Wallace sent out 100 invitations to people he knew in the gallery and museum community, as well as collectors, artists and friends in the city. Of those 100 invited, only 12 showed up. “I sold one piece. It was hard. Everyone told me, this is why you can't do this.”

Wallace pushed forward, determined. Twice a year he opened up his studio to show his work. Each time, a few more people showed. Word spread, and soon each opening attracted about 80 people. “At first they were mostly friends and my older collectors, but then word started to spread and artists I didn't know would show up, new collectors who had heard from someone else about the studio would come, and before I knew it, over a period of 10 years, we had over 400 people at each event. Sales got progressively better, it created its own energy.”

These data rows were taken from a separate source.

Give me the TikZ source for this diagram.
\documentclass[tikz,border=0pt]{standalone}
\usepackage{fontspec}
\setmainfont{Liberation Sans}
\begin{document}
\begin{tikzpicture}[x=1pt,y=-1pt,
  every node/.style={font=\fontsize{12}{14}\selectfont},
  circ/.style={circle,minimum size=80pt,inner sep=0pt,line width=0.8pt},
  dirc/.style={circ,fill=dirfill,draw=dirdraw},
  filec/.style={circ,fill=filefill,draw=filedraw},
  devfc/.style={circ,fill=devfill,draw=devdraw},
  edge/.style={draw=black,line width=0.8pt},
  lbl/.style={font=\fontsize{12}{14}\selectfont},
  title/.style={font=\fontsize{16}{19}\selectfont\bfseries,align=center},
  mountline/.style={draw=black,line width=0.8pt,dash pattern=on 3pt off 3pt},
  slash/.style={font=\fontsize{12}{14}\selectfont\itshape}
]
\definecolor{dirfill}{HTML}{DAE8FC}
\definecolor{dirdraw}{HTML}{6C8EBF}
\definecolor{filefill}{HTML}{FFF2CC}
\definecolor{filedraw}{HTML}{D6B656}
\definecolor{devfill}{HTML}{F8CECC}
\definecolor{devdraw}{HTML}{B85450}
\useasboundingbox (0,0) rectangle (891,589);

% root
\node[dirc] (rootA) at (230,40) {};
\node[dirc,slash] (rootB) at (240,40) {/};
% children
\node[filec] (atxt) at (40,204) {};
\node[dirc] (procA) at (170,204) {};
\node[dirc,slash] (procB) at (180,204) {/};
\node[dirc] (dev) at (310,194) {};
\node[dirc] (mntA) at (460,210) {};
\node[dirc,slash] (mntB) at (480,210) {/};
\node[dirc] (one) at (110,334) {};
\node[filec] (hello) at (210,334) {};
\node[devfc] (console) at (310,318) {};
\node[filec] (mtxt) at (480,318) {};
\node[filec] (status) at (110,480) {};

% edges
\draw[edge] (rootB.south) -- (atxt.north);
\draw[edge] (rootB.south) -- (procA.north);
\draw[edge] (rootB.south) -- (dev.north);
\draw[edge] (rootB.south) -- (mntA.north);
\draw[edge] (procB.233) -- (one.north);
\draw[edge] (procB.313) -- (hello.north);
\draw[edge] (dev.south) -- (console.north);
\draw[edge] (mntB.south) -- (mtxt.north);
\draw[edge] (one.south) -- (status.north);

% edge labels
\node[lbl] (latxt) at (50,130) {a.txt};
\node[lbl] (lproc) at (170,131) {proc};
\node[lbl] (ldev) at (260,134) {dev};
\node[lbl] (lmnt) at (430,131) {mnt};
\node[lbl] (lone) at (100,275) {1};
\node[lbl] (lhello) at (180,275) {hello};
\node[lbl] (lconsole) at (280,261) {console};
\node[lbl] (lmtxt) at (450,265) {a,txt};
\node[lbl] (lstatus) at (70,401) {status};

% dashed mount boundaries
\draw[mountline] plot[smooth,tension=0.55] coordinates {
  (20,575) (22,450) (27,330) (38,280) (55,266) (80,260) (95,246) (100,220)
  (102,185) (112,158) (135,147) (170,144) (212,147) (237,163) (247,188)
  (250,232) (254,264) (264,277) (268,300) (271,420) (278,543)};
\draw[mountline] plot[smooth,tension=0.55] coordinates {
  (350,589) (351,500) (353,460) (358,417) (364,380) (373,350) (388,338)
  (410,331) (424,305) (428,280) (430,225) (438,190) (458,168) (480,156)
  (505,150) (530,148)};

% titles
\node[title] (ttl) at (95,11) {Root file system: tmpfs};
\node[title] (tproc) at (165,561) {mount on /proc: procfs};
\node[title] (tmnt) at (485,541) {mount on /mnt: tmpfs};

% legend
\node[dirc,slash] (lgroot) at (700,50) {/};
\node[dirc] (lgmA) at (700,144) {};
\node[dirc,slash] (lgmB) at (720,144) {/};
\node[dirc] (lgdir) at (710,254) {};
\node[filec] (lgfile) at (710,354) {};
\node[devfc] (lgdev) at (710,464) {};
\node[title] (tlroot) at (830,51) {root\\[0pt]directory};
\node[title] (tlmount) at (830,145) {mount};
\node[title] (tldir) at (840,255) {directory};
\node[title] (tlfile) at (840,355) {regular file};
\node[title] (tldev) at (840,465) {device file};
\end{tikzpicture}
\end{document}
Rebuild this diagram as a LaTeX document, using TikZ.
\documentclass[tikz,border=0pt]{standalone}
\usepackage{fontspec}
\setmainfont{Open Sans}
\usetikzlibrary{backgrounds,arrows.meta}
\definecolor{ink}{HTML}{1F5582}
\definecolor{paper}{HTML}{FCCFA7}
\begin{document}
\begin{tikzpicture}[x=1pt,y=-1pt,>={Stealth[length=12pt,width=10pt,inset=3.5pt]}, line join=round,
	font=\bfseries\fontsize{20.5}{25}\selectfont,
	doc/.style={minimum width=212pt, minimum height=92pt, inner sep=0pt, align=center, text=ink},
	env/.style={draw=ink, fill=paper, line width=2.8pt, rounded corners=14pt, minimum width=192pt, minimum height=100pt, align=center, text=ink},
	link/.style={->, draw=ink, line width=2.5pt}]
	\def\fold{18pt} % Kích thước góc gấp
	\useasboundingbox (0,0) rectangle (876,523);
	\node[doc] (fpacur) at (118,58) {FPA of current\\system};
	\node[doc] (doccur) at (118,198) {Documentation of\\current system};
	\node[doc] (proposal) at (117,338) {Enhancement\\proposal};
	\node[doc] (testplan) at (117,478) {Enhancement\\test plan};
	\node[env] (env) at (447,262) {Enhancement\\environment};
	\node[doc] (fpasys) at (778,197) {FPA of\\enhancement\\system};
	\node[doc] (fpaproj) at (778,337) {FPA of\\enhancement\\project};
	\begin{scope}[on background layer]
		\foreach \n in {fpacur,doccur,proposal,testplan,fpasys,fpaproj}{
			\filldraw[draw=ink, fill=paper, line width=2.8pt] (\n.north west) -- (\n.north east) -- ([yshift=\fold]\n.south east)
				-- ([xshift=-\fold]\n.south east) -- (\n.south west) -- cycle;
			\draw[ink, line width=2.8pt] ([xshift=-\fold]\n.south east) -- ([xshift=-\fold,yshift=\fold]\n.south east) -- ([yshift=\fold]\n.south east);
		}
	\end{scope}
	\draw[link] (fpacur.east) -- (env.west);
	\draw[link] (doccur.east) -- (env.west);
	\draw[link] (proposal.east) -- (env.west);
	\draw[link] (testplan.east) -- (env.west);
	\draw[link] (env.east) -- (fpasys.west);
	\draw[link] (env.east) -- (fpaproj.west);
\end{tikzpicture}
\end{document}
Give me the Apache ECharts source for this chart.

Patricia Barber, a successful jazz musician and friend of the artist was interested in purchasing one of Wallace’s pieces. As part of the sale, they figured out a trade, and she and her trio began to play at one opening each year on the studio’s baby grand. The event increased again in popularity. “They were becoming so large as to be time consuming and expensive to throw, not to mention being too hard to talk with everyone about the work. We had so many people we hadn’t invited showing up. It was getting to be too much.” 

“The interesting thing is that when I would open up the studio, I noticed that people really look at the work; they spend time to try and decipher the language of the paint. I look around and see people talking in front of the paintings, or they’ll approach me to ask questions. There’s a connection without pretense that all too often doesn't happen in a gallery setting, where people feel they have to act a certain way, where they feel intimidated or afraid. It was truly a gift to me”.

In 2005, Wallace held one more studio opening, before heading to Montana to set about beginning to build his studio there.